…Gregson’s Concerto for Orchestra is the most overtly brilliant of the three. Written in 1983 for the National Centre for Orchestral Studies, in a post-modern idiom, it is imaginatively scored and beautifully clear in sound and communicative power – the finale is very thrilling…I am happy to say that this new CD is outstandingly well conducted and brilliantly played throughout. The recordings are excellent. This important CD deserves every success.
Robert Matthew-Walker, International Record Review, May 2002
Douglas Bostock, in his continuing British Symphonic Collection, has struck gold with these premiere recordings of three examples from the Eighties. Edward Gregson’s Contrasts [later re-named Concerto for Orchestra] defines the norm, being an extremely effective three-movement display piece along fairly conventional lines.

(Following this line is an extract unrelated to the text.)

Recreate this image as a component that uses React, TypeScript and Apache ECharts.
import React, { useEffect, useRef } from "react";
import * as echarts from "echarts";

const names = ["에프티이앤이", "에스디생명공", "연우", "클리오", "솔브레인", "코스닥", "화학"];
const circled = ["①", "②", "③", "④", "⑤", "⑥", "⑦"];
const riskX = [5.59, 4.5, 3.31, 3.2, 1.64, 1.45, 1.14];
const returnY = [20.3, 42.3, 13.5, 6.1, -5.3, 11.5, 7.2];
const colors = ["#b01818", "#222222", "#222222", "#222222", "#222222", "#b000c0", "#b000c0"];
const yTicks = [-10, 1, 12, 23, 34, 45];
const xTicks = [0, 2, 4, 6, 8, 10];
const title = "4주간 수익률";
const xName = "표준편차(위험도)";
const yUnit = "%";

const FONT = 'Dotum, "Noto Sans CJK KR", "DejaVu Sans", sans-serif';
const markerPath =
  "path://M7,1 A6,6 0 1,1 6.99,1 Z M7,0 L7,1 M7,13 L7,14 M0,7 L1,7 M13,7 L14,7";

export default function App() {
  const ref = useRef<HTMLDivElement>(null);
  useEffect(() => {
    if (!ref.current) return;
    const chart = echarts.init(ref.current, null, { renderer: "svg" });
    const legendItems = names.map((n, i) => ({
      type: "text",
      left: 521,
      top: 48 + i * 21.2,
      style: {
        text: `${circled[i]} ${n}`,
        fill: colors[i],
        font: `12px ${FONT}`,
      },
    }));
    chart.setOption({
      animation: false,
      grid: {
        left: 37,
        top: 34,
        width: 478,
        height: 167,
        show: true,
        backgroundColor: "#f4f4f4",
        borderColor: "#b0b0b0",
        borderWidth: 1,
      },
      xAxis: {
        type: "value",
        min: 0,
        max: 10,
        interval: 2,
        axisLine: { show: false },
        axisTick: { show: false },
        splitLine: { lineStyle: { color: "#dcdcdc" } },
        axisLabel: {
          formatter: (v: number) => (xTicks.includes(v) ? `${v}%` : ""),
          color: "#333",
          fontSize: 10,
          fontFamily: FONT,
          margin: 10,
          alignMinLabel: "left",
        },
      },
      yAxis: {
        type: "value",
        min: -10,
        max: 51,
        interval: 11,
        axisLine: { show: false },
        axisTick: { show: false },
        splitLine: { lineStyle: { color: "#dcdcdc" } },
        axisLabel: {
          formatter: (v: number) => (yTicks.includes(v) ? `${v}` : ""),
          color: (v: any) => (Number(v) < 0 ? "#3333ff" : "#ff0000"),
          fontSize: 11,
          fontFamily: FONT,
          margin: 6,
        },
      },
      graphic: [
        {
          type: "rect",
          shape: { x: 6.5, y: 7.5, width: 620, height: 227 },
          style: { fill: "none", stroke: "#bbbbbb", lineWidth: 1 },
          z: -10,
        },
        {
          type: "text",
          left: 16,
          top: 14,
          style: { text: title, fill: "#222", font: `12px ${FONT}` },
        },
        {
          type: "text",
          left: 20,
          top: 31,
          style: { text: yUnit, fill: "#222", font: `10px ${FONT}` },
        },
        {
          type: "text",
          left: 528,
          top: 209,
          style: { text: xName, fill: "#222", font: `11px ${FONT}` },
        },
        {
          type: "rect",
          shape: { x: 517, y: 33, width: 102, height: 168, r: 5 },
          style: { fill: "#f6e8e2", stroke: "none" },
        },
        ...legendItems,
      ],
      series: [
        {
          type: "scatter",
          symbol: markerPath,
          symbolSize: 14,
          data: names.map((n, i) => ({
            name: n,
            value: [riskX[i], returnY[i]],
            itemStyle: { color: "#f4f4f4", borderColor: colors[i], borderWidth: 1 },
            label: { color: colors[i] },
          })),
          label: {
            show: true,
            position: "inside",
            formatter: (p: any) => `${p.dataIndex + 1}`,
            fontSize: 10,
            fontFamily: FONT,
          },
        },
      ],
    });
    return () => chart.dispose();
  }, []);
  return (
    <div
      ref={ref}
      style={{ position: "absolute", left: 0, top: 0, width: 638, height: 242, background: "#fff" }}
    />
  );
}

Anthony Burton, BBC Music Magazine, June 2003
Gregson’s concerto dances like mad and sounds damned good besides. The score glitters, with special attention to brass, tuned percussion, and harp. Gregson works with rather edgy, angular, but memorable ideas. Everything holds together extremely tightly. In fact, the opening motive runs throughout all three movements of the piece. Of the three works here, I think this is the one that will catch up most people, because it moves so purposefully – indeed, almost as well as the Bartok….the finale is a corker, the most propulsive of the three movements, with rat-a-tat rhythms and ‘big-shoulder’ ideas in the brass. It should knock you out of your seat.